*Task*
Without the pictures, extract every line from the start of the material to the line containing "plt.rcParams['axes.unicode_minus'] = False", both ends included.

────────

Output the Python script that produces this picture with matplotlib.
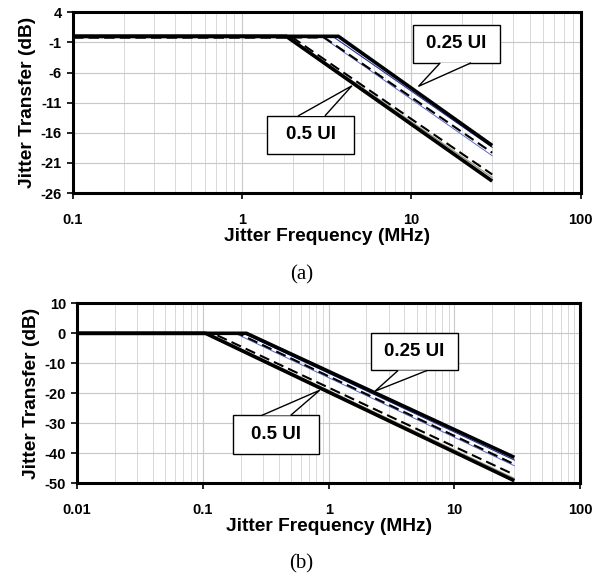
import numpy as np
import matplotlib.pyplot as plt
from matplotlib.patches import Rectangle, Polygon
from matplotlib.ticker import FixedLocator, NullFormatter

plt.rcParams['font.family'] = ['Liberation Sans', 'DejaVu Sans']
plt.rcParams['axes.unicode_minus'] = False

# (a) curves: flat level, corner freq, end point at 30 MHz
a_thick_hi_x = [0.1, 3.7, 30]
a_thick_hi_y = [0.0, 0.0, -18.1]
a_blue_hi_x = [0.1, 3.5, 30]
a_blue_hi_y = [-0.2, -0.2, -18.4]
a_dash_hi_x = [0.1, 3.05, 30]
a_dash_hi_y = [-0.2, -0.2, -19.3]
a_blue2_hi_x = [0.1, 3.0, 30]
a_blue2_hi_y = [-0.2, -0.2, -19.8]
a_thick_lo_x = [0.1, 1.82, 30]
a_thick_lo_y = [0.0, 0.0, -24.0]
a_gray_lo_x = [0.1, 1.9, 30]
a_gray_lo_y = [-0.2, -0.2, -23.4]
a_dash_lo_x = [0.1, 1.98, 30]
a_dash_lo_y = [-0.2, -0.2, -22.9]

# (b) curves
b_thick_hi_x = [0.01, 0.222, 30]
b_thick_hi_y = [0.0, 0.0, -41.4]
b_blue_hi_x = [0.01, 0.21, 30]
b_blue_hi_y = [0.0, 0.0, -42.3]
b_dash_hi_x = [0.01, 0.19, 30]
b_dash_hi_y = [0.0, 0.0, -43.7]
b_blue2_hi_x = [0.01, 0.18, 30]
b_blue2_hi_y = [0.0, 0.0, -44.2]
b_thick_lo_x = [0.01, 0.105, 30]
b_thick_lo_y = [0.0, 0.0, -49.2]
b_gray_lo_x = [0.01, 0.11, 30]
b_gray_lo_y = [0.0, 0.0, -48.4]
b_dash_lo_x = [0.01, 0.12, 30]
b_dash_lo_y = [0.0, 0.0, -47.2]

a_yticks = [4, -1, -6, -11, -16, -21, -26]
a_xticks = [0.1, 1, 10, 100]
a_xlabels = ['0.1', '1', '10', '100']
b_yticks = [10, 0, -10, -20, -30, -40, -50]
b_xticks = [0.01, 0.1, 1, 10, 100]
b_xlabels = ['0.01', '0.1', '1', '10', '100']

fig = plt.figure(figsize=(6.03, 5.8), dpi=100)


def style_axes(ax, xlim, ylim, xticks, xlabels, yticks):
    ax.set_xscale('log')
    ax.set_xlim(*xlim)
    ax.set_ylim(*ylim)
    ax.set_xticks(xticks)
    ax.set_xticklabels(xlabels)
    minors = [m * d for d in xticks[:-1] for m in range(2, 10)]
    ax.xaxis.set_minor_locator(FixedLocator(minors))
    ax.xaxis.set_minor_formatter(NullFormatter())
    ax.set_yticks(yticks)
    ax.grid(True, which='major', color='#c8c8c8', lw=0.8)
    ax.grid(True, which='minor', axis='x', color='#d8d8d8', lw=0.7)
    ax.tick_params(which='minor', length=0)
    ax.tick_params(which='major', length=4, width=1.2, direction='out', pad=4)
    ax.tick_params(axis='x', which='major', pad=10)
    for lab in ax.get_xticklabels() + ax.get_yticklabels():
        lab.set_fontweight('bold')
        lab.set_fontsize(10.5)
    for sp in ax.spines.values():
        sp.set_linewidth(2.2)
    ax.set_xlabel('Jitter Frequency (MHz)', fontsize=13.8, fontweight='bold', labelpad=1)
    ax.set_ylabel('Jitter Transfer (dB)', fontsize=13.8, fontweight='bold', labelpad=3)


def draw_set(ax, thick_hi, blue_hi, dash_hi, blue2_hi, thick_lo, gray_lo, dash_lo):
    ax.plot(*blue2_hi, color='#5a6ad0', lw=0.7, zorder=3)
    ax.plot(*dash_hi, color='black', lw=1.5, ls=(0, (5, 2.5)), zorder=3)
    ax.plot(*blue_hi, color='#2030a0', lw=0.8, zorder=3)
    ax.plot(*thick_hi, color='black', lw=2.6, zorder=4, solid_capstyle='butt')
    ax.plot(*dash_lo, color='black', lw=1.5, ls=(0, (5, 2.5)), zorder=3)
    ax.plot(*gray_lo, color='#9a9a80', lw=0.9, zorder=3)
    ax.plot(*thick_lo, color='black', lw=2.6, zorder=4, solid_capstyle='butt')


def callout(ax, text, x0, x1, y0, y1, bx0, bx1, by, tip):
    ax.add_patch(Rectangle((x0, y0), x1 - x0, y1 - y0, fc='white', ec='black',
                           lw=1.0, zorder=6))
    ax.add_patch(Polygon([(bx0, by), tip, (bx1, by)], closed=False, fc='white',
                         ec='black', lw=1.0, zorder=7))
    xc = np.sqrt(x0 * x1)
    ax.text(xc, (y0 + y1) / 2, text, ha='center', va='center', fontsize=13.5,
            fontweight='bold', zorder=8)


ax1 = fig.add_axes([0.121, 0.667, 0.842, 0.312])
draw_set(ax1, (a_thick_hi_x, a_thick_hi_y), (a_blue_hi_x, a_blue_hi_y),
         (a_dash_hi_x, a_dash_hi_y), (a_blue2_hi_x, a_blue2_hi_y),
         (a_thick_lo_x, a_thick_lo_y), (a_gray_lo_x, a_gray_lo_y),
         (a_dash_lo_x, a_dash_lo_y))
style_axes(ax1, (0.1, 100), (-26, 4), a_xticks, a_xlabels, a_yticks)
callout(ax1, '0.25 UI', 10.2, 33.4, -4.4, 1.95, 14.8, 22.5, -4.4, (11.0, -8.3))
callout(ax1, '0.5 UI', 1.41, 4.56, -19.5, -13.2, 2.14, 3.08, -13.2, (4.45, -8.2))

ax2 = fig.add_axes([0.128, 0.167, 0.834, 0.310])
draw_set(ax2, (b_thick_hi_x, b_thick_hi_y), (b_blue_hi_x, b_blue_hi_y),
         (b_dash_hi_x, b_dash_hi_y), (b_blue2_hi_x, b_blue2_hi_y),
         (b_thick_lo_x, b_thick_lo_y), (b_gray_lo_x, b_gray_lo_y),
         (b_dash_lo_x, b_dash_lo_y))
style_axes(ax2, (0.01, 100), (-50, 10), b_xticks, b_xlabels, b_yticks)
callout(ax2, '0.25 UI', 2.18, 10.7, -12.4, 0.2, 3.57, 6.07, -12.4, (2.34, -19.3))
callout(ax2, '0.5 UI', 0.173, 0.845, -40.2, -27.4, 0.294, 0.498, -27.4, (0.85, -19.0))

fig.text(0.5, 0.526, '(a)', ha='center', va='center', fontsize=15,
         family=['Liberation Serif', 'DejaVu Serif'])
fig.text(0.5, 0.027, '(b)', ha='center', va='center', fontsize=15,
         family=['Liberation Serif', 'DejaVu Serif'])

fig.savefig('out.png', dpi=100)
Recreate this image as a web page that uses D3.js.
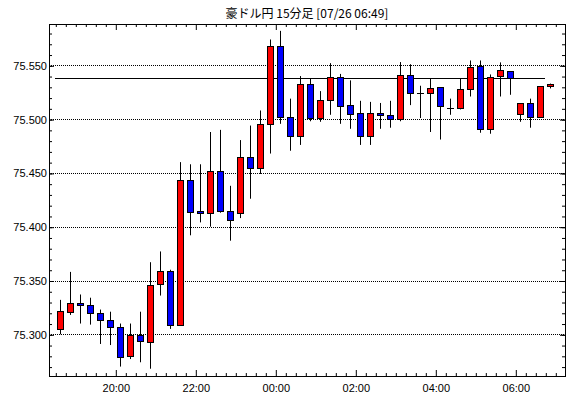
<!DOCTYPE html>
<html>
<head>
<meta charset="utf-8">
<title>豪ドル円 15分足</title>
<script src="https://d3js.org/d3.v7.min.js"></script>
<style>
  body { margin: 0; background: #fff; }
  text { font-family: "Liberation Sans", Arial, sans-serif; }
</style>
</head>
<body>
<svg width="570" height="398"></svg>
<script>
    // 15-minute candles, 07/25 18:30 -> 07/26 06:45
    const times = [
        "18:30", "18:45", "19:00", "19:15", "19:30", "19:45", "20:00", "20:15", "20:30", "20:45",
        "21:00", "21:15", "21:30", "21:45", "22:00", "22:15", "22:30", "22:45", "23:00", "23:15",
        "23:30", "23:45", "00:00", "00:15", "00:30", "00:45", "01:00", "01:15", "01:30", "01:45",
        "02:00", "02:15", "02:30", "02:45", "03:00", "03:15", "03:30", "03:45", "04:00", "04:15",
        "04:30", "04:45", "05:00", "05:15", "05:30", "05:45", "06:00", "06:15", "06:30", "06:45"
    ];
    const open = [
        75.305, 75.321, 75.329, 75.327, 75.320, 75.313, 75.3065, 75.280, 75.299, 75.2926,
        75.3465, 75.3585, 75.309, 75.443, 75.415, 75.4124, 75.4514, 75.415, 75.4124, 75.4644,
        75.4542, 75.495, 75.5676, 75.502, 75.484, 75.533, 75.501, 75.518, 75.539, 75.5127,
        75.5053, 75.484, 75.5053, 75.5035, 75.4997, 75.5406, 75.524, 75.524, 75.5295, 75.510,
        75.510, 75.5276, 75.549, 75.4904, 75.540, 75.5443, 75.5044, 75.5146, 75.502, 75.5304
    ];
    const high = [
        75.332, 75.358, 75.337, 75.334, 75.323, 75.321, 75.310, 75.310, 75.321, 75.367,
        75.377, 75.360, 75.460, 75.458, 75.458, 75.488, 75.490, 75.438, 75.4805, 75.494,
        75.508, 75.574, 75.582, 75.519, 75.540, 75.5375, 75.526, 75.552, 75.542, 75.536,
        75.517, 75.516, 75.515, 75.517, 75.553, 75.551, 75.531, 75.538, 75.5295, 75.519,
        75.5375, 75.5545, 75.5545, 75.5415, 75.5527, 75.5443, 75.5146, 75.519, 75.5304, 75.533
    ];
    const low = [
        75.300, 75.318, 75.310, 75.309, 75.291, 75.290, 75.270, 75.277, 75.274, 75.268,
        75.336, 75.305, 75.309, 75.392, 75.404, 75.400, 75.413, 75.387, 75.408, 75.426,
        75.449, 75.468, 75.4956, 75.4706, 75.476, 75.498, 75.4975, 75.504, 75.4956, 75.491,
        75.476, 75.476, 75.491, 75.492, 75.498, 75.513, 75.501, 75.488, 75.481, 75.504,
        75.509, 75.521, 75.4873, 75.4864, 75.521, 75.5226, 75.4975, 75.492, 75.502, 75.5285
    ];
    const close = [
        75.322, 75.329, 75.327, 75.320, 75.313, 75.3065, 75.279, 75.299, 75.2935, 75.3455,
        75.3585, 75.309, 75.443, 75.414, 75.4124, 75.4514, 75.415, 75.4065, 75.4644, 75.4542,
        75.495, 75.5676, 75.502, 75.484, 75.533, 75.501, 75.518, 75.539, 75.512, 75.505,
        75.484, 75.5053, 75.5035, 75.4997, 75.5406, 75.524, 75.524, 75.5285, 75.512, 75.510,
        75.5276, 75.548, 75.4904, 75.539, 75.5453, 75.5378, 75.5146, 75.502, 75.5304, 75.533
    ];
    const refLevel = 75.5385;
    const yTicks = [75.300, 75.350, 75.400, 75.450, 75.500, 75.550];
    const xLabels = ["20:00", "22:00", "00:00", "02:00", "04:00", "06:00"];
    const title = "豪ドル円 15分足 [07/26 06:49]";

    // evening hours belong to 07/25, the rest to 07/26
    const parse = d3.timeParse("%Y-%m-%d %H:%M");
    const toDate = s => parse((+s.slice(0, 2) >= 12 ? "2024-07-25 " : "2024-07-26 ") + s);

    const data = times.map((t, i) => ({
        t: toDate(t), o: open[i], h: high[i], l: low[i], c: close[i]
    }));

    const pLeft = 49, pRight = 565, pTop = 24, pBottom = 376;
    const svg = d3.select("svg");

    // 10px per 15 minutes, 18:30 boundary sits at x=55.3
    const t0 = toDate("18:30").getTime();
    const x = d3.scaleTime()
        .domain([new Date(t0 - 6.3 * 90000), new Date(t0 + (pRight - 55.3) * 90000)])
        .range([pLeft, pRight]);

    const y = d3.scaleLinear()
        .domain([75.3 - (pBottom - 334.3) / 1076, 75.55 + (65.3 - pTop) / 1076])
        .range([pBottom, pTop]);

    const half = 7.5 * 60000;
    const cx = d => Math.round(x(new Date(d.t.getTime() + half)));

    // grid
    svg.append("g")
        .selectAll("line")
        .data(yTicks)
        .enter().append("line")
        .attr("x1", pLeft).attr("x2", pRight)
        .attr("y1", d => Math.round(y(d)) + 0.5)
        .attr("y2", d => Math.round(y(d)) + 0.5)
        .attr("stroke", "#000")
        .attr("stroke-dasharray", "1,1");

    // reference line
    svg.append("line")
        .attr("x1", Math.round(x(toDate("18:30")))).attr("x2", Math.round(x(toDate("06:45"))))
        .attr("y1", Math.round(y(refLevel)) + 0.5)
        .attr("y2", Math.round(y(refLevel)) + 0.5)
        .attr("stroke", "#000");

    // candles
    const candles = svg.append("g").selectAll("g")
        .data(data)
        .enter().append("g");

    candles.append("line")
        .attr("x1", d => cx(d) + 0.5).attr("x2", d => cx(d) + 0.5)
        .attr("y1", d => y(d.h)).attr("y2", d => y(d.l))
        .attr("stroke", "#000");

    candles.filter(d => d.o !== d.c).append("rect")
        .attr("x", d => cx(d) - 3 + 0.5)
        .attr("y", d => Math.round(y(Math.max(d.o, d.c))) + 0.5)
        .attr("width", 6)
        .attr("height", d => Math.max(1, Math.round(y(Math.min(d.o, d.c))) - Math.round(y(Math.max(d.o, d.c)))))
        .attr("fill", d => d.c > d.o ? "#ff0000" : "#0000ff")
        .attr("stroke", "#000");

    candles.filter(d => d.o === d.c).append("line")
        .attr("x1", d => cx(d) - 3).attr("x2", d => cx(d) + 4)
        .attr("y1", d => Math.round(y(d.o)) + 0.5)
        .attr("y2", d => Math.round(y(d.o)) + 0.5)
        .attr("stroke", "#000");

    // axes
    const minorX = d3.timeMinute.every(15);
    const isMajorX = d => d.getMinutes() === 0 && d.getHours() % 2 === 0;
    const fmt = d3.timeFormat("%H:%M");

    svg.append("g")
        .attr("transform", `translate(0.5,${pBottom})`)
        .call(d3.axisBottom(x).ticks(minorX).tickSizeOuter(0).tickSizeInner(-3)
            .tickFormat(d => isMajorX(d) && xLabels.includes(fmt(d)) ? fmt(d) : ""))
        .call(g => g.select(".domain").remove())
        .call(g => g.selectAll(".tick line").attr("y2", d => isMajorX(d) ? -6 : -3))
        .call(g => g.selectAll(".tick text").attr("y", 8).attr("font-size", 11)
            .attr("font-family", "Liberation Sans, Arial, sans-serif").attr("fill", "#000"));

    svg.append("g")
        .attr("transform", `translate(0.5,${pTop})`)
        .call(d3.axisTop(x).ticks(minorX).tickSizeOuter(0).tickSizeInner(-3).tickFormat(""))
        .call(g => g.select(".domain").remove())
        .call(g => g.selectAll(".tick line").attr("y2", d => isMajorX(d) ? 6 : 3));

    const minorY = d3.range(75.27, 75.585, 0.01).map(v => +v.toFixed(2));
    svg.append("g")
        .attr("transform", `translate(${pLeft},0.5)`)
        .call(d3.axisLeft(y).tickValues(minorY).tickSizeOuter(0).tickSizeInner(-3).tickFormat(""))
        .call(g => g.select(".domain").remove());
    svg.append("g")
        .attr("transform", `translate(${pLeft},0.5)`)
        .call(d3.axisLeft(y).tickValues(yTicks).tickSizeOuter(0).tickSizeInner(-5).tickPadding(2)
            .tickFormat(d3.format(".3f")))
        .call(g => g.select(".domain").remove())
        .call(g => g.selectAll(".tick text").attr("font-size", 11)
            .attr("font-family", "Liberation Sans, Arial, sans-serif").attr("fill", "#000"));

    svg.append("g")
        .attr("transform", `translate(${pRight},0.5)`)
        .call(d3.axisRight(y).tickValues(minorY).tickSizeOuter(0).tickSizeInner(-3).tickFormat(""))
        .call(g => g.select(".domain").remove());
    svg.append("g")
        .attr("transform", `translate(${pRight},0.5)`)
        .call(d3.axisRight(y).tickValues(yTicks).tickSizeOuter(0).tickSizeInner(-5).tickFormat(""))
        .call(g => g.select(".domain").remove());

    // frame
    svg.append("rect")
        .attr("x", pLeft + 0.5).attr("y", pTop + 0.5)
        .attr("width", pRight - pLeft).attr("height", pBottom - pTop)
        .attr("fill", "none")
        .attr("stroke", "#000");

    svg.append("text")
        .attr("x", (pLeft + pRight) / 2)
        .attr("y", 18)
        .attr("text-anchor", "middle")
        .style("font-family", "'Noto Sans CJK JP', sans-serif")
        .style("font-size", "12px")
        .text(title);
</script>
</body>
</html>
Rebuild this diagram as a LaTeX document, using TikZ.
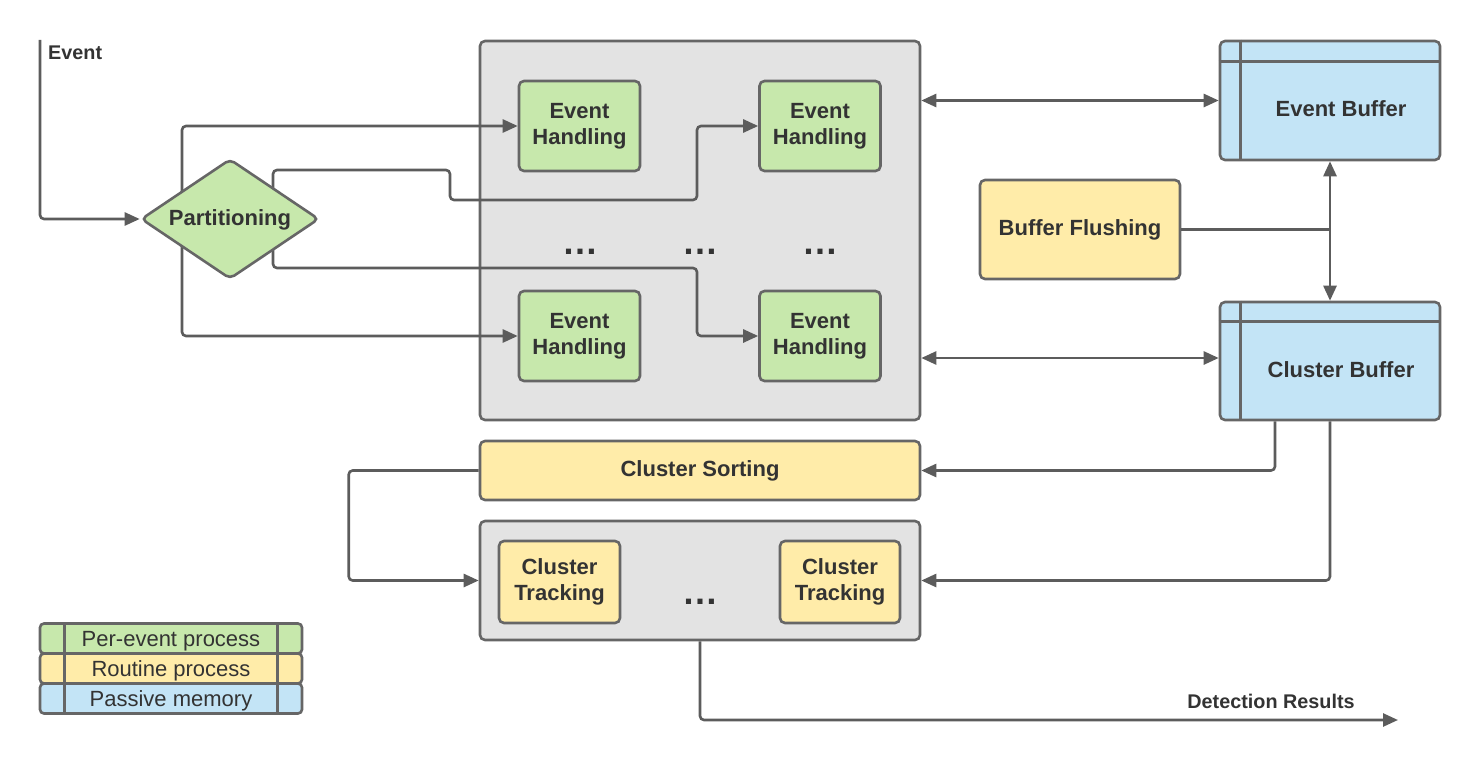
\documentclass[tikz,border=0pt]{standalone}
\usepackage{fontspec}
\setmainfont{Liberation Sans}
\usetikzlibrary{arrows.meta,shapes.geometric,calc}
\definecolor{strk}{HTML}{666666}
\definecolor{wire}{HTML}{5C5C5C}
\definecolor{txt}{HTML}{333333}
\definecolor{grayfill}{HTML}{E3E3E3}
\definecolor{greenfill}{HTML}{C7E8AC}
\definecolor{yellowfill}{HTML}{FFECA9}
\definecolor{bluefill}{HTML}{C3E4F6}
\pgfdeclarelayer{back}
\pgfdeclarelayer{wires}
\pgfsetlayers{back,wires,main}
\tikzset{
  box/.style={draw=strk, line width=2.6, rounded corners=5, align=center,
    font=\bfseries\fontsize{22}{26}\selectfont, text=txt, inner sep=0},
  procbox/.style={box, fill=greenfill},
  routbox/.style={box, fill=yellowfill},
  membox/.style={box, fill=bluefill},
  holder/.style={box, fill=grayfill},
  legbox/.style={box, rounded corners=4, font=\fontsize{22}{26}\selectfont,
    text height=16, text depth=1},
  sepline/.style={draw=strk, line width=2.6},
  link/.style={draw=wire, line width=2.6, rounded corners=4,
    -{Triangle[length=15,width=13]}},
  dlink/.style={link, {Triangle[length=15,width=13]}-{Triangle[length=15,width=13]}},
  plain/.style={draw=wire, line width=2.6, rounded corners=4},
  lbl/.style={text=txt, font=\bfseries\fontsize{19.8}{22}\selectfont, inner sep=0},
  dots/.style={text=txt, font=\bfseries\fontsize{36}{36}\selectfont, inner sep=0},
}
\begin{document}
\begin{tikzpicture}[x=1pt, y=-1pt]
\useasboundingbox (0,0) rectangle (1480,760);

% containers
\begin{pgfonlayer}{back}
\node[holder, minimum width=440, minimum height=379] (hc) at (700,230.5) {};
\node[holder, minimum width=440, minimum height=119] (ct) at (700,580.5) {};
\end{pgfonlayer}

% partitioning
\node[procbox, diamond, minimum width=178, minimum height=120] (part) at (230,219) {};
\node[text=txt, font=\bfseries\fontsize{22}{26}\selectfont] (partt) at (230,220) {Partitioning};

% event handling workers
\node[procbox, minimum width=121, minimum height=90] (eh1) at (579.5,126) {Event\\Handling};
\node[procbox, minimum width=121, minimum height=90] (eh2) at (820,126) {Event\\Handling};
\node[procbox, minimum width=121, minimum height=90] (eh3) at (579.5,336) {Event\\Handling};
\node[procbox, minimum width=121, minimum height=90] (eh4) at (820,336) {Event\\Handling};
\node[dots] (d1) at (580,252) {…};
\node[dots] (d2) at (700,252) {…};
\node[dots] (d3) at (820,252) {…};

% buffers
\node[membox, minimum width=220, minimum height=119] (eb) at (1330,100.5) {};
\draw[sepline] ($(eb.north west)+(22,0)$) -- ($(eb.south west)+(22,0)$);
\draw[sepline] ($(eb.north west)+(0,22)$) -- ($(eb.north east)+(0,22)$);
\node[text=txt, font=\bfseries\fontsize{22}{26}\selectfont] (ebt) at (1341,109) {Event Buffer};

\node[membox, minimum width=220, minimum height=118] (cb) at (1330,361) {};
\draw[sepline] ($(cb.north west)+(22,0)$) -- ($(cb.south west)+(22,0)$);
\draw[sepline] ($(cb.north west)+(0,21)$) -- ($(cb.north east)+(0,21)$);
\node[text=txt, font=\bfseries\fontsize{22}{26}\selectfont] (cbt) at (1341,370) {Cluster Buffer};

\node[routbox, minimum width=200, minimum height=99] (bf) at (1080,229.5) {Buffer Flushing};

% cluster stage
\node[routbox, minimum width=440, minimum height=59] (cs) at (700,470.5) {Cluster Sorting};
\node[routbox, minimum width=121, minimum height=82] (ct1) at (559.5,582) {Cluster\\Tracking};
\node[routbox, minimum width=120, minimum height=82] (ct2) at (840,582) {Cluster\\Tracking};
\node[dots] (d4) at (700,602) {…};

% legend
\node[legbox, fill=greenfill, minimum width=262, minimum height=30] (lg1) at (171,638.5) {Per-event process};
\node[legbox, fill=yellowfill, minimum width=262, minimum height=30] (lg2) at (171,668.5) {Routine process};
\node[legbox, fill=bluefill, minimum width=262, minimum height=30] (lg3) at (171,698.5) {Passive memory};
\foreach \r in {lg1,lg2,lg3}{
  \draw[sepline] ($(\r.north west)+(26,0)$) -- ($(\r.south west)+(26,0)$);
  \draw[sepline] ($(\r.north east)+(-26,0)$) -- ($(\r.south east)+(-26,0)$);
}

% connectors
\coordinate (evin) at (40,40);
\node[lbl, anchor=west] (evl) at (48,53) {Event};
\draw[link] (evin) |- (part.west);

\begin{pgfonlayer}{wires}
\draw[link] ($(part.center)+(-48,0)$) |- (eh1.west);
\draw[link] ($(part.center)+(-48,0)$) |- (eh3.west);
\draw[link] ($(part.center)+(43,0)$) |- (450,170) |- (697,200) |- (eh2.west);
\draw[link] ($(part.center)+(43,0)$) |- (697,268) |- (eh4.west);
\end{pgfonlayer}

\draw[dlink] (eb.west -| hc.east) -- (eb.west);
\draw[dlink] ($(cb.west -| hc.east)+(0,-3)$) -- ($(cb.west)+(0,-3)$);
\draw[plain] (bf.east) -- (bf.east -| eb.south);
\draw[dlink] (eb.south) -- (cb.north);

\draw[link] ($(cb.south)+(-55,0)$) |- (cs.east);
\draw[link] (cb.south) |- (ct.east);
\draw[link] (cs.west) -- ++(-130,0) |- (ct.west);

\coordinate (res) at (1398,720);
\draw[link] (ct.south) |- (res);
\node[lbl] (resl) at (1271,701) {Detection Results};
\end{tikzpicture}
\end{document}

────────

*Expected answer*
Output the Python script that produces this picture with matplotlib.
import numpy as np
import matplotlib.pyplot as plt
from matplotlib.patches import Rectangle, Polygon
from matplotlib.ticker import FixedLocator, NullFormatter

plt.rcParams['font.family'] = ['Liberation Sans', 'DejaVu Sans']
plt.rcParams['axes.unicode_minus'] = False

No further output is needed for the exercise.